Many have argued that Happy Birthday belongs in the public domain. The best case was put forward by Robert Brauneis in his 2010 paper, Copywright and the World's Most Popular Song. Brauneis used more than 200 documents from six historical archives from across America, to put the Hills' ownership of the melody into dispute and show that the writer of the lyrics has never been recorded. Even if the Hills really did own the song, they didn't properly renew the copyright in the Sixties.
 
Last summer, a filmmaker called Jennifer Nelson filed a lawsuit against Warner Music after they charged her $1500 to make a film about the song and include a clip of it. Finally, it seems, the courts will decide once and for all who owned Happy Birthday.

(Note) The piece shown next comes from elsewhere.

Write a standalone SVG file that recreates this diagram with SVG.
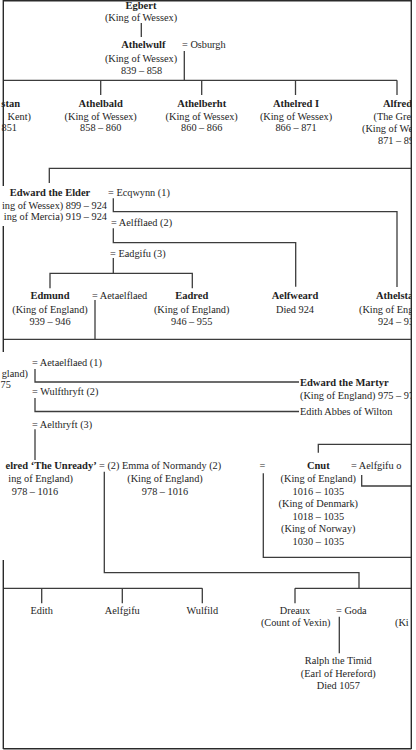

The dispute has rumbled on for two years, but is nearing its end.
 
 
New evidence appeared two weeks ago which lawyers arguing against Warner Music say is a "smoking gun": a songbook from 1922 that includes the Happy Birthday tune and lyrics without any copyright notice.
 
 
It's proof, they say, that the song has been in the public domain for decades.
 
According to regional press Naples News, Warner has filed a motion opposing the request for a judgement based on this new evidence, and the Judge has given the plaintiffs a week to respond. Their lawyers say that a final ruling on who the copyright belongs to could arrive in a few weeks. A lawyer for the plaintiffs says they are "prepared to argue that Warner knowingly hid the songbook."
 
If the plaintiffs are successful, a trial would take place to detemine how much of the millions of dollars in royalty fees Warner would have to repay, if any.